Not fir me - i want to put on a 'Bonds Yachtie', get me an 'AWA Teleradio 65', and fly home on 'TAA' !
Yeeeha!



I have an old EMI solid state radio that came with my boat. Looks to be early 60's. But that AWA teleradio valve job is a treat! I do a bit of recording and have some nice old AWA gear, and some Byer and Rolla Valve mic preamps that came from the ABC mono tape recorders that were built for the 56 olympics. I recorded Chain, Kev Borich, Mick Rudd of Spectrum, and a few others with the old vintage gear i have.
Greato but are you still wearing your Bonds Yachtie gear, or flying TAA.............maybe to the first, definitely not to the second........won't go further as regards other airlines we won't be flying with soon..............
I get where you are coming from and agree especially with respect to safety measures dotting every i and crossing every t.....
and ensuring an old hull won't spring a plank or spew it's caulking when it hits bad weather. That said many a good looking wooden boat has some very suspect weakness and many a tired looking wooden boat are as solid as they are meant to be. It's the condition under the paint that counts! So it's a necessity that you know your boat well and wooden boats in general. If you have been around wooden boats for a long time as this bloke has indicated, you will know what to look out for. So I'm not saying he didn't make mistakes but it's an unfair stretch to call the boat junk on looks alone. On looks I wouldn't take that boat to sea.
Also I think my take on owning a wooden boat is to make the best of new and old engineering and tech as appropriate and seek advise from those with a lot of proven runs on the board.
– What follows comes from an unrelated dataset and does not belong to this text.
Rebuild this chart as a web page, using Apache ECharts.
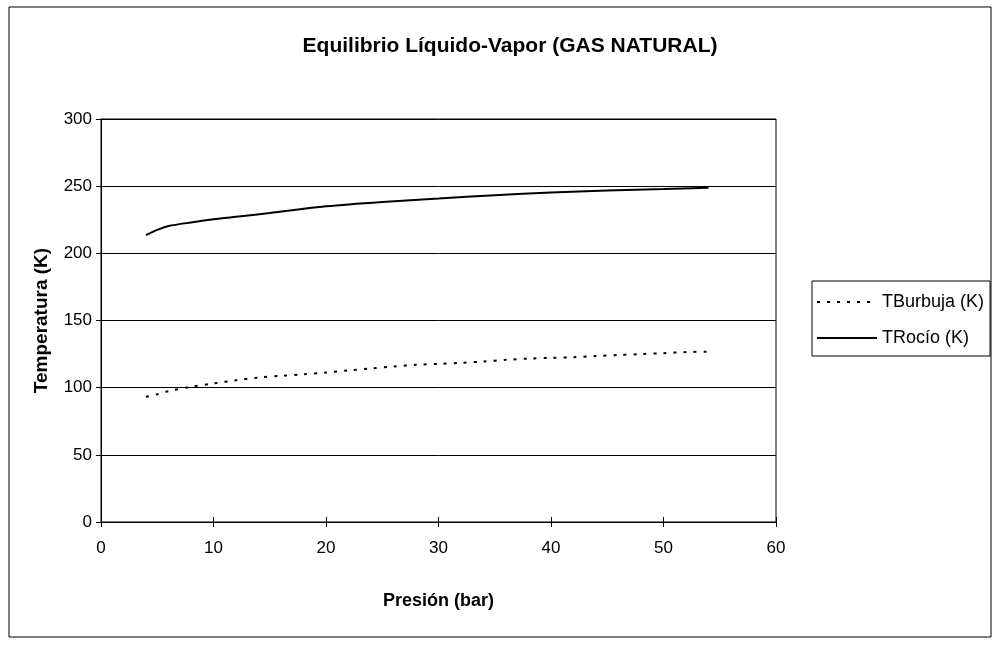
<!DOCTYPE html>
<html>
<head>
<meta charset="utf-8">
<script src="https://cdn.jsdelivr.net/npm/echarts@6/dist/echarts.min.js"></script>
<style>
html,body{margin:0;padding:0;background:#fff;}
#chart{width:994px;height:647px;}
</style>
</head>
<body>
<div id="chart"></div>
<script>
// Data
const titleText = 'Equilibrio Líquido-Vapor (GAS NATURAL)';
const xAxisName = 'Presión (bar)';
const yAxisName = 'Temperatura (K)';
const seriesNames = ['TBurbuja (K)', 'TRocío (K)'];

const burbujaP = [4, 5, 6, 8, 10, 12, 14, 16, 18, 20, 22, 24, 26, 28, 30, 32, 34, 36, 38, 40, 42, 44, 46, 48, 50, 52, 54];
const burbujaT = [93.2, 95.1, 97.4, 100.6, 103.1, 105.5, 107.5, 108.8, 110.0, 111.3, 112.8, 114.3, 115.8, 117.0, 117.7, 118.5, 119.5, 120.7, 121.6, 122.2, 122.7, 123.5, 124.3, 125.0, 125.7, 126.5, 126.8];

const rocioP = [4, 5, 6, 8, 10, 12, 15, 20, 25, 30, 35, 40, 45, 50, 54];
const rocioT = [213.5, 217.5, 220.3, 223, 225.3, 227.2, 230, 235, 238.3, 240.8, 243.3, 245.2, 246.7, 247.8, 248.8];

const xMin = 0, xMax = 60, xStep = 10;
const yMin = 0, yMax = 300, yStep = 50;

const pairs = (xs, ys) => xs.map((x, i) => [x, ys[i]]);
const FONT = "'Liberation Sans', Arial, sans-serif";

const chart = echarts.init(document.getElementById('chart'));
chart.setOption({
  backgroundColor: '#fff',
  animation: false,
  textStyle: { fontFamily: FONT, color: '#000' },
  title: {
    text: titleText,
    left: 505, top: 31, textAlign: 'center',
    textStyle: { fontFamily: FONT, fontSize: 21, fontWeight: 'bold', color: '#000' }
  },
  graphic: [{
    type: 'rect', silent: true,
    shape: { x: 9, y: 7, width: 982, height: 630 },
    style: { fill: 'none', stroke: '#000', lineWidth: 1 }
  }],
  legend: {
    orient: 'vertical',
    left: 812, top: 281,
    padding: [12, 6, 9, 4],
    itemGap: 18,
    itemWidth: 60, itemHeight: 12,
    borderColor: '#000', borderWidth: 1,
    backgroundColor: '#fff',
    itemStyle: { opacity: 0 },
    textStyle: { fontFamily: FONT, fontSize: 18, color: '#000' },
    data: seriesNames
  },
  grid: {
    left: 101, right: 218, top: 119, bottom: 125,
    show: true, borderColor: '#000', borderWidth: 1, backgroundColor: 'transparent'
  },
  xAxis: [{
    type: 'value', min: xMin, max: xMax, interval: xStep,
    name: xAxisName, nameLocation: 'middle', nameGap: 70,
    nameTextStyle: { fontFamily: FONT, fontSize: 18, fontWeight: 'bold', color: '#000' },
    axisLine: { show: true, lineStyle: { color: '#000', width: 1 } },
    axisTick: { show: true, inside: false, length: 5, lineStyle: { color: '#000' } },
    axisLabel: { fontFamily: FONT, fontSize: 17, color: '#000', margin: 18 },
    splitLine: { show: false }
  }, {
    type: 'value', min: xMin, max: xMax, interval: xStep,
    position: 'bottom', offset: 0,
    axisLine: { show: false },
    axisTick: { show: true, inside: true, length: 5, lineStyle: { color: '#000' } },
    axisLabel: { show: false },
    splitLine: { show: false }
  }],
  yAxis: {
    type: 'value', min: yMin, max: yMax, interval: yStep,
    name: yAxisName, nameLocation: 'middle', nameGap: 50, nameRotate: 90,
    nameTextStyle: { fontFamily: FONT, fontSize: 19, fontWeight: 'bold', color: '#000' },
    axisLine: { show: true, lineStyle: { color: '#000', width: 1 } },
    axisTick: { show: true, inside: false, length: 5, lineStyle: { color: '#000' } },
    axisLabel: { fontFamily: FONT, fontSize: 17, color: '#000', margin: 9 },
    splitLine: { show: true, lineStyle: { color: '#000', width: 1 } }
  },
  series: [{
    name: seriesNames[0], type: 'line', xAxisIndex: 0,
    data: pairs(burbujaP, burbujaT),
    showSymbol: false, symbol: 'none', smooth: 0.3,
    lineStyle: { color: '#000', width: 2, type: [3, 7] },
    itemStyle: { color: '#000' }
  }, {
    name: seriesNames[1], type: 'line', xAxisIndex: 0,
    data: pairs(rocioP, rocioT),
    showSymbol: false, symbol: 'none', smooth: 0.3,
    lineStyle: { color: '#000', width: 2, type: 'solid' },
    itemStyle: { color: '#000' }
  }]
});
</script>
</body>
</html>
While on the subject of AWA valve radios and vintage equipment as an illustration, in my professional recording experience nothing yet in the digital domain can replace the way some vintage tools of the trade happen to work, often by accidental design artifacts that most tech designers try to avoid in pursuit of accurate audio capture and reproduction. The way inductor equalisation sounds with sweet high frequency adjustment and solid bass projection, nothing comes close. And contrary to most people's knowledge or lack of, the desired sound of valve topology is usually not the valve itself but rather the transformer being used in the signal path and the mumetal contained along with the wire winding used. This is the black art of audio and the old Australian designed and built recording gear is outstanding in this aspect. Many of the great recording engineers of the world have the old mono AWA vari mu broadcast limiters in their recording rack. I have some of the best gear built in Oz during the hey day of the 60's and early 70's that was custom built by a world leader at the time, and his team here in Melbourne Graham Thirkle. This was before electronic balancing of the input and output signal replaced transformers in the signal path. My point being some things from the past are irreplaceable in the modern world and have a place while we can get our hands on them and keep them functional and in good order ( while not putting your life at risk). I think we are to a point all on the same page?